INPUT ->
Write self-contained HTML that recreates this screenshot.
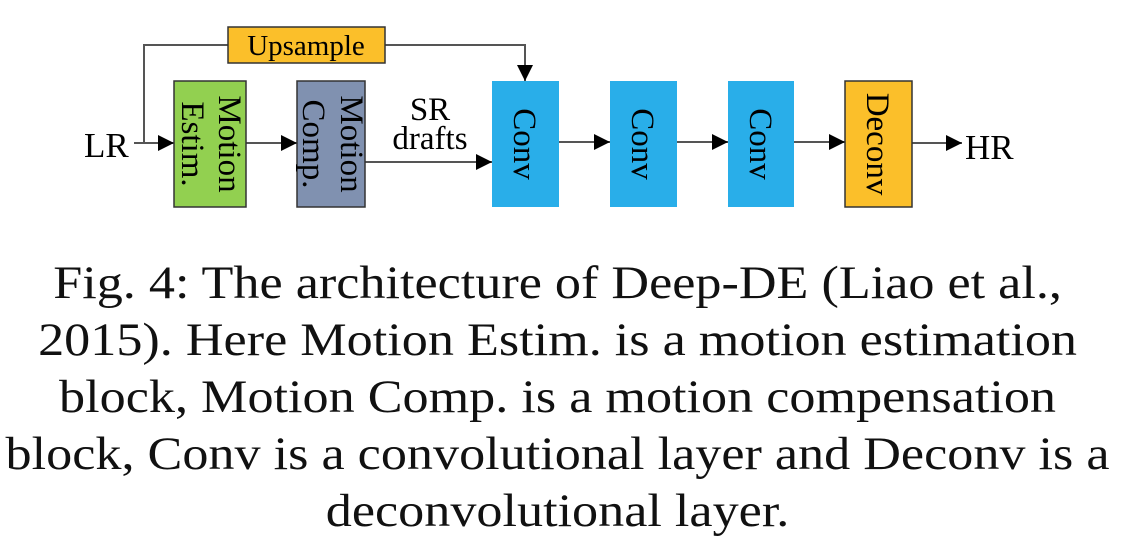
<!DOCTYPE html>
<html><head><style>
body{margin:0;background:#fff;width:1125px;height:559px;overflow:hidden;font-family:"Liberation Serif",serif;}
.cap{position:absolute;left:-5px;width:1125px;text-align:center;font-size:47px;line-height:57px;top:255px;color:#111;transform:scaleX(1.11);transform-origin:562px 0;}
</style></head><body>
<svg width="1125" height="250" style="position:absolute;left:0;top:0" font-family="Liberation Serif, serif">
<defs>
<marker id="b" viewBox="0 0 16 16" markerWidth="16" markerHeight="16" refX="16" refY="8" orient="auto" markerUnits="userSpaceOnUse"><path d="M0,0 L16,8 L0,16Z" fill="#000"/></marker></defs>
<g stroke="#555" stroke-width="2" fill="none">
<polyline points="144,143 144,45 525,45 525,81" marker-end="url(#b)"/>
<line x1="134" y1="143" x2="174" y2="143" marker-end="url(#b)"/>
<line x1="246" y1="143" x2="297" y2="143" marker-end="url(#b)"/>
<line x1="365" y1="162" x2="492" y2="162" marker-end="url(#b)"/>
<line x1="559" y1="142" x2="610" y2="142" marker-end="url(#b)"/>
<line x1="677" y1="142" x2="728" y2="142" marker-end="url(#b)"/>
<line x1="794" y1="142" x2="845" y2="142" marker-end="url(#b)"/>
<line x1="912" y1="143" x2="962" y2="143" marker-end="url(#b)"/>
</g>
<rect x="228" y="27" width="157" height="36" fill="#fbbf2a" stroke="#333" stroke-width="1.5"/>
<text x="306" y="55" font-size="29" text-anchor="middle">Upsample</text>
<rect x="174" y="81" width="72" height="126" fill="#92d050" stroke="#333" stroke-width="1.5"/>
<rect x="297" y="81" width="68" height="126" fill="#8091b0" stroke="#333" stroke-width="1.5"/>
<rect x="492" y="81" width="67" height="126" fill="#29aee9"/>
<rect x="610" y="81" width="67" height="126" fill="#29aee9"/>
<rect x="728" y="81" width="66" height="126" fill="#29aee9"/>
<rect x="845" y="81" width="67" height="126" fill="#fbbf2a" stroke="#333" stroke-width="1.5"/>
<g font-size="33">
<text transform="translate(219,144) rotate(90)" text-anchor="middle">Motion</text>
<text transform="translate(182,144) rotate(90)" text-anchor="middle">Estim.</text>
<text transform="translate(341,144) rotate(90)" text-anchor="middle">Motion</text>
<text transform="translate(303,144) rotate(90)" text-anchor="middle">Comp.</text>
<text transform="translate(514,144) rotate(90)" text-anchor="middle">Conv</text>
<text transform="translate(632,144) rotate(90)" text-anchor="middle">Conv</text>
<text transform="translate(750,144) rotate(90)" text-anchor="middle">Conv</text>
<text transform="translate(867,144) rotate(90)" text-anchor="middle">Deconv</text>
<text x="84" y="157" font-size="35">LR</text>
<text x="965" y="159" font-size="35">HR</text>
<text x="430" y="120" text-anchor="middle" font-size="33">SR</text>
<text x="430" y="149" text-anchor="middle" font-size="33">drafts</text>
</g>
</svg>
<div class="cap">Fig. 4: The architecture of Deep-DE (Liao et al.,<br>2015). Here Motion Estim. is a motion estimation<br>block, Motion Comp. is a motion compensation<br>block, Conv is a convolutional layer and Deconv is a<br>deconvolutional layer.</div>
</body></html>
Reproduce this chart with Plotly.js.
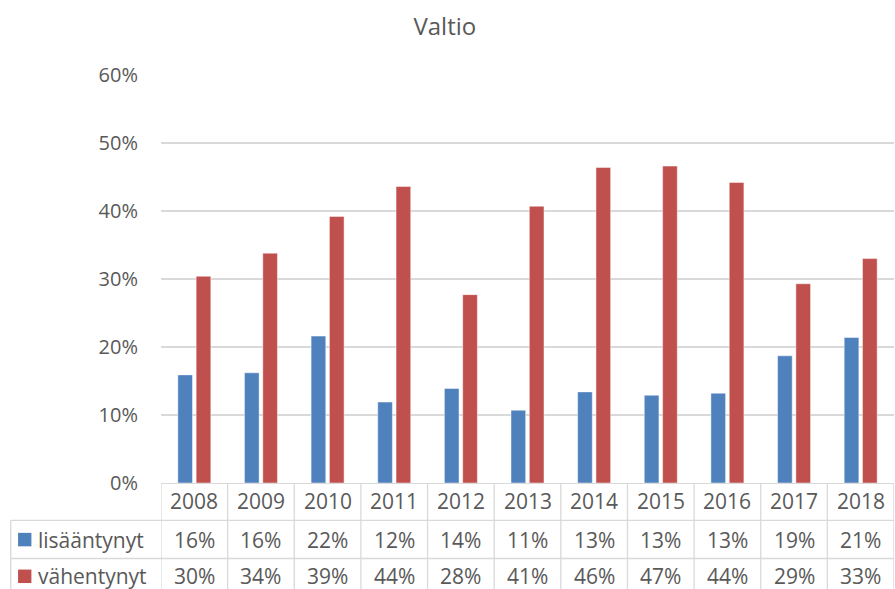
<!DOCTYPE html>
<html>
<head>
<meta charset="utf-8">
<script src="https://cdn.plot.ly/plotly-3.0.1.min.js"></script>
<style>html,body{margin:0;padding:0;background:#fff;}#chart{width:895px;height:589px;}</style>
</head>
<body>
<div id="chart"></div>
<script>
const years = ['2008','2009','2010','2011','2012','2013','2014','2015','2016','2017','2018'];
const lisaantynyt = [0.159, 0.162, 0.216, 0.119, 0.139, 0.107, 0.134, 0.129, 0.132, 0.187, 0.214];
const vahentynyt = [0.304, 0.338, 0.392, 0.436, 0.277, 0.407, 0.464, 0.466, 0.442, 0.293, 0.330];
const seriesNames = ['lisääntynyt', 'vähentynyt'];
const seriesColors = ['#4F81BD', '#C0504D'];
const yTicks = [0, 0.1, 0.2, 0.3, 0.4, 0.5, 0.6];

const textColor = '#595959';
const lineColor = '#D9D9D9';
const fontFam = '"Open Sans", "Noto Sans", sans-serif';
const fs = 20;
const tfs = 21;

const fmt = v => Math.round(v * 100) + '%';

const traces = [lisaantynyt, vahentynyt].map((vals, k) => ({
  type: 'bar',
  x: years,
  y: vals,
  name: seriesNames[k],
  marker: {color: seriesColors[k], line: {color: 'rgba(255,255,255,0.45)', width: 1}},
  hoverinfo: 'x+y'
}));

// table geometry (paper coords, relative to plot area)
const rowYear = -0.045, row1 = -0.1387, row2 = -0.2287;
const line1 = -0.0914, line2 = -0.185, tableBottom = -0.27;
const leftEdge = -0.205;

const shapes = [];
const annotations = [];
// column dividers
for (let i = 0; i <= years.length; i++) {
  shapes.push({type: 'line', xref: 'x', yref: 'paper', x0: i - 0.5, x1: i - 0.5, y0: 0, y1: tableBottom,
    line: {color: lineColor, width: 1.3}});
}
// horizontal row lines
[line1, line2].forEach(yy => shapes.push({type: 'line', xref: 'paper', yref: 'paper', x0: leftEdge, x1: 1, y0: yy, y1: yy,
  line: {color: lineColor, width: 1.3}}));
// left border of legend rows
shapes.push({type: 'line', xref: 'paper', yref: 'paper', x0: leftEdge, x1: leftEdge, y0: line1, y1: tableBottom,
  line: {color: lineColor, width: 1.3}});

// legend keys
[row1, row2].forEach((ry, k) => {
  shapes.push({type: 'rect', xref: 'paper', yref: 'paper', x0: -0.1950, x1: -0.1768,
    y0: ry + 0.0165, y1: ry - 0.0165, fillcolor: seriesColors[k], line: {width: 0}});
  annotations.push({xref: 'paper', yref: 'paper', x: -0.170, y: ry, xanchor: 'left', yanchor: 'middle',
    text: seriesNames[k], showarrow: false, font: {family: fontFam, size: tfs, color: textColor}});
});

years.forEach((yr, i) => {
  annotations.push({xref: 'x', yref: 'paper', x: i, y: rowYear, xanchor: 'center', yanchor: 'middle', text: yr, showarrow: false,
    font: {family: fontFam, size: tfs, color: textColor}});
  annotations.push({xref: 'x', yref: 'paper', x: i, y: row1, xanchor: 'center', yanchor: 'middle', text: fmt(lisaantynyt[i]), showarrow: false,
    font: {family: fontFam, size: tfs, color: textColor}});
  annotations.push({xref: 'x', yref: 'paper', x: i, y: row2, xanchor: 'center', yanchor: 'middle', text: fmt(vahentynyt[i]), showarrow: false,
    font: {family: fontFam, size: tfs, color: textColor}});
});

const layout = {
  width: 895, height: 589,
  margin: {l: 161, r: 1, t: 75, b: 106, pad: 0},
  paper_bgcolor: '#fff', plot_bgcolor: '#fff',
  title: {text: 'Valtio', x: 0.497, xref: 'container', xanchor: 'center', y: 0.955, yref: 'container', yanchor: 'middle',
    font: {family: fontFam, size: 24, color: textColor}},
  showlegend: false,
  barmode: 'group',
  bargap: 0.45,
  bargroupgap: 0.2,
  font: {family: fontFam, size: fs, color: textColor},
  xaxis: {type: 'category', range: [-0.5, years.length - 0.5], showticklabels: false, showgrid: false,
    showline: true, linecolor: lineColor, linewidth: 1.3, ticks: '', zeroline: false, fixedrange: true},
  yaxis: {range: [0, 0.6], tickvals: yTicks, tickformat: '.0%', showgrid: true, gridcolor: lineColor, gridwidth: 1.3,
    zeroline: false, showline: false, ticks: '', ticklabelstandoff: 22,
    tickfont: {family: fontFam, size: fs, color: textColor}, fixedrange: true},
  shapes: shapes,
  annotations: annotations
};

Plotly.newPlot('chart', traces, layout, {staticPlot: true});
</script>
</body>
</html>
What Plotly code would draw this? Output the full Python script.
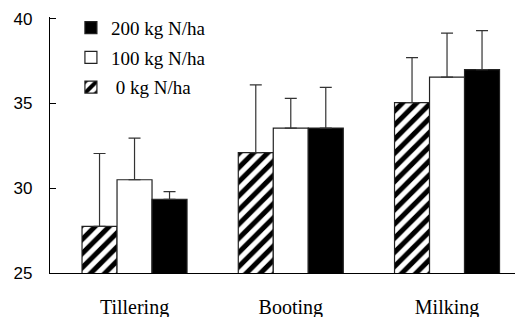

REQUEST ->
Both the line with "Reproduce this chart with Plotly.js." and the line with "const fmt = v => Math.round(v * 100) + '%';" are included: reproduce them and every line between, exactly, with pictures omitted.

OUTPUT OF THE EXERCISE ->
Reproduce this chart with Plotly.js.
<!DOCTYPE html>
<html>
<head>
<meta charset="utf-8">
<script src="https://cdn.plot.ly/plotly-3.0.1.min.js"></script>
<style>html,body{margin:0;padding:0;background:#fff;}#chart{width:895px;height:589px;}</style>
</head>
<body>
<div id="chart"></div>
<script>
const years = ['2008','2009','2010','2011','2012','2013','2014','2015','2016','2017','2018'];
const lisaantynyt = [0.159, 0.162, 0.216, 0.119, 0.139, 0.107, 0.134, 0.129, 0.132, 0.187, 0.214];
const vahentynyt = [0.304, 0.338, 0.392, 0.436, 0.277, 0.407, 0.464, 0.466, 0.442, 0.293, 0.330];
const seriesNames = ['lisääntynyt', 'vähentynyt'];
const seriesColors = ['#4F81BD', '#C0504D'];
const yTicks = [0, 0.1, 0.2, 0.3, 0.4, 0.5, 0.6];

const textColor = '#595959';
const lineColor = '#D9D9D9';
const fontFam = '"Open Sans", "Noto Sans", sans-serif';
const fs = 20;
const tfs = 21;

const fmt = v => Math.round(v * 100) + '%';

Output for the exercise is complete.